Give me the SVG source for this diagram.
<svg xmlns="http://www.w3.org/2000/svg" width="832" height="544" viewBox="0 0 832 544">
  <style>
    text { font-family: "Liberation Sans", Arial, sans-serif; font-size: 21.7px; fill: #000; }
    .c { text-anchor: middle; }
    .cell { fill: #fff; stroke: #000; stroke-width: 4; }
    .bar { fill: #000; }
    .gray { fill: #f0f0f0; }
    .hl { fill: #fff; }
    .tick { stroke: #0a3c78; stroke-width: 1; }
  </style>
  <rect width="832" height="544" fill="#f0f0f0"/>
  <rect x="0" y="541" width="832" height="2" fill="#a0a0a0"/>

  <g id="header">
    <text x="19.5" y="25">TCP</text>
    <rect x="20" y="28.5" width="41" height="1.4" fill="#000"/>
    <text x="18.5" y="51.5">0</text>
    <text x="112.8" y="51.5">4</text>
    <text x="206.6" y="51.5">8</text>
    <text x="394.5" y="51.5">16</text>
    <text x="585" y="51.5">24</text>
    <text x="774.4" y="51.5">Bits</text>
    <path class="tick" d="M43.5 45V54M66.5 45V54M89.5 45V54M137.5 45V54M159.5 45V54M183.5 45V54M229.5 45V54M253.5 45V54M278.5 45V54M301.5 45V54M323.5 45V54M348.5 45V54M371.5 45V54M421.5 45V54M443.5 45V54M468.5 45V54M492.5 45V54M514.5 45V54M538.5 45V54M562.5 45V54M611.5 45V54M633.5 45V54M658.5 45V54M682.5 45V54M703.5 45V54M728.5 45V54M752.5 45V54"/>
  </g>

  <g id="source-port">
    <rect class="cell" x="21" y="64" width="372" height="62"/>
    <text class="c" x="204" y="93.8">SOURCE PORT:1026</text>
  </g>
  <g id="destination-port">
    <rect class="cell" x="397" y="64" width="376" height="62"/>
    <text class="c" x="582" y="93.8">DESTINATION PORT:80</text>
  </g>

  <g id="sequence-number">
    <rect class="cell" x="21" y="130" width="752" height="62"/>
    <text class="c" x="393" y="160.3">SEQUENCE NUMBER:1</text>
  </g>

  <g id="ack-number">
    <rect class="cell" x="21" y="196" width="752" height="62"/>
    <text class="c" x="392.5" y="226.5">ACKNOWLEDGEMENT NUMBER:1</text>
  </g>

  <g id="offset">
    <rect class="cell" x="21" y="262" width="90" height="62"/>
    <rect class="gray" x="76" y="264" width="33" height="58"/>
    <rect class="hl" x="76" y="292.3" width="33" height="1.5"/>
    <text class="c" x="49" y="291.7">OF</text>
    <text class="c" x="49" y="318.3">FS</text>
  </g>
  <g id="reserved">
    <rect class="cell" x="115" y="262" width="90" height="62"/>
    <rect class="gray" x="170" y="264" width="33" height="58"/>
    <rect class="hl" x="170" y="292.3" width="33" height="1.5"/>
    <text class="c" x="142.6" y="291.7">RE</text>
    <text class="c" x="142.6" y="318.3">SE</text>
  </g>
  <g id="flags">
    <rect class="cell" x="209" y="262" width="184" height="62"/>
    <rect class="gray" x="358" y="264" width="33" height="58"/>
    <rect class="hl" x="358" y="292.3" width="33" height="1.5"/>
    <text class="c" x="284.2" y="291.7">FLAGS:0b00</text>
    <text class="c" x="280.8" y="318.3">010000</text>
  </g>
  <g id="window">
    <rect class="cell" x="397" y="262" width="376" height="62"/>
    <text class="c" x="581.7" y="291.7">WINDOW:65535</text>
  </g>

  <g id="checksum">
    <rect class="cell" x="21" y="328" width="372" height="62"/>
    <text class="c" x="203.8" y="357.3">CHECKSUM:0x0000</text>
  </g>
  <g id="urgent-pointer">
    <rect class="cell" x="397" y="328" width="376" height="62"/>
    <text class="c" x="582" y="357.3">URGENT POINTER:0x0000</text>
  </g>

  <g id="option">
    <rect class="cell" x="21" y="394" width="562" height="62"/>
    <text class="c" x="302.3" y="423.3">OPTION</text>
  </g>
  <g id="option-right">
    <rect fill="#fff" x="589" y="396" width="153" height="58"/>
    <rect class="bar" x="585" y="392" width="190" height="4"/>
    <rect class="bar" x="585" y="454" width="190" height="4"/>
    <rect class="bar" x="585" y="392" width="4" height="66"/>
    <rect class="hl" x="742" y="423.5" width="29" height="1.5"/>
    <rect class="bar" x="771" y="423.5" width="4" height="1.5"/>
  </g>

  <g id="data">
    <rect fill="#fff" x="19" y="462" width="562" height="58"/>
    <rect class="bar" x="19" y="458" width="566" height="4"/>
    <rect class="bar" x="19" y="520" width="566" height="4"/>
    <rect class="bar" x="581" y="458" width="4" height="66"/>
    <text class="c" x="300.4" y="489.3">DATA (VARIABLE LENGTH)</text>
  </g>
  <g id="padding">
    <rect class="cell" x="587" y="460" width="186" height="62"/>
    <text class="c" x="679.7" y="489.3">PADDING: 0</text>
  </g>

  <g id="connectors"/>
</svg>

□ □ □ □ □

## [OBJECTIVE]
Each line of the listing should be copied exactly.

## [OUTPUT OF THE TASK]
Give me the SVG source for this diagram.
<svg xmlns="http://www.w3.org/2000/svg" width="832" height="544" viewBox="0 0 832 544">
  <style>
    text { font-family: "Liberation Sans", Arial, sans-serif; font-size: 21.7px; fill: #000; }
    .c { text-anchor: middle; }
    .cell { fill: #fff; stroke: #000; stroke-width: 4; }
    .bar { fill: #000; }
    .gray { fill: #f0f0f0; }
    .hl { fill: #fff; }
    .tick { stroke: #0a3c78; stroke-width: 1; }
  </style>
  <rect width="832" height="544" fill="#f0f0f0"/>
  <rect x="0" y="541" width="832" height="2" fill="#a0a0a0"/>

  <g id="header">
    <text x="19.5" y="25">TCP</text>
    <rect x="20" y="28.5" width="41" height="1.4" fill="#000"/>
    <text x="18.5" y="51.5">0</text>
    <text x="112.8" y="51.5">4</text>
    <text x="206.6" y="51.5">8</text>
    <text x="394.5" y="51.5">16</text>
    <text x="585" y="51.5">24</text>
    <text x="774.4" y="51.5">Bits</text>
    <path class="tick" d="M43.5 45V54M66.5 45V54M89.5 45V54M137.5 45V54M159.5 45V54M183.5 45V54M229.5 45V54M253.5 45V54M278.5 45V54M301.5 45V54M323.5 45V54M348.5 45V54M371.5 45V54M421.5 45V54M443.5 45V54M468.5 45V54M492.5 45V54M514.5 45V54M538.5 45V54M562.5 45V54M611.5 45V54M633.5 45V54M658.5 45V54M682.5 45V54M703.5 45V54M728.5 45V54M752.5 45V54"/>
  </g>

  <g id="source-port">
    <rect class="cell" x="21" y="64" width="372" height="62"/>
    <text class="c" x="204" y="93.8">SOURCE PORT:1026</text>
  </g>
  <g id="destination-port">
    <rect class="cell" x="397" y="64" width="376" height="62"/>
    <text class="c" x="582" y="93.8">DESTINATION PORT:80</text>
  </g>

  <g id="sequence-number">
    <rect class="cell" x="21" y="130" width="752" height="62"/>
    <text class="c" x="393" y="160.3">SEQUENCE NUMBER:1</text>
  </g>

  <g id="ack-number">
    <rect class="cell" x="21" y="196" width="752" height="62"/>
    <text class="c" x="392.5" y="226.5">ACKNOWLEDGEMENT NUMBER:1</text>
  </g>

  <g id="offset">
    <rect class="cell" x="21" y="262" width="90" height="62"/>
    <rect class="gray" x="76" y="264" width="33" height="58"/>
    <rect class="hl" x="76" y="292.3" width="33" height="1.5"/>
    <text class="c" x="49" y="291.7">OF</text>
    <text class="c" x="49" y="318.3">FS</text>
  </g>
  <g id="reserved">
    <rect class="cell" x="115" y="262" width="90" height="62"/>
    <rect class="gray" x="170" y="264" width="33" height="58"/>
    <rect class="hl" x="170" y="292.3" width="33" height="1.5"/>
    <text class="c" x="142.6" y="291.7">RE</text>
    <text class="c" x="142.6" y="318.3">SE</text>
  </g>
  <g id="flags">
    <rect class="cell" x="209" y="262" width="184" height="62"/>
    <rect class="gray" x="358" y="264" width="33" height="58"/>
    <rect class="hl" x="358" y="292.3" width="33" height="1.5"/>
    <text class="c" x="284.2" y="291.7">FLAGS:0b00</text>
    <text class="c" x="280.8" y="318.3">010000</text>
  </g>
  <g id="window">
    <rect class="cell" x="397" y="262" width="376" height="62"/>
    <text class="c" x="581.7" y="291.7">WINDOW:65535</text>
  </g>

  <g id="checksum">
    <rect class="cell" x="21" y="328" width="372" height="62"/>
    <text class="c" x="203.8" y="357.3">CHECKSUM:0x0000</text>
  </g>
  <g id="urgent-pointer">
    <rect class="cell" x="397" y="328" width="376" height="62"/>
    <text class="c" x="582" y="357.3">URGENT POINTER:0x0000</text>
  </g>

  <g id="option">
    <rect class="cell" x="21" y="394" width="562" height="62"/>
    <text class="c" x="302.3" y="423.3">OPTION</text>
  </g>
  <g id="option-right">
    <rect fill="#fff" x="589" y="396" width="153" height="58"/>
    <rect class="bar" x="585" y="392" width="190" height="4"/>
    <rect class="bar" x="585" y="454" width="190" height="4"/>
    <rect class="bar" x="585" y="392" width="4" height="66"/>
    <rect class="hl" x="742" y="423.5" width="29" height="1.5"/>
    <rect class="bar" x="771" y="423.5" width="4" height="1.5"/>
  </g>

  <g id="data">
    <rect fill="#fff" x="19" y="462" width="562" height="58"/>
    <rect class="bar" x="19" y="458" width="566" height="4"/>
    <rect class="bar" x="19" y="520" width="566" height="4"/>
    <rect class="bar" x="581" y="458" width="4" height="66"/>
    <text class="c" x="300.4" y="489.3">DATA (VARIABLE LENGTH)</text>
  </g>
  <g id="padding">
    <rect class="cell" x="587" y="460" width="186" height="62"/>
    <text class="c" x="679.7" y="489.3">PADDING: 0</text>
  </g>

  <g id="connectors"/>
</svg>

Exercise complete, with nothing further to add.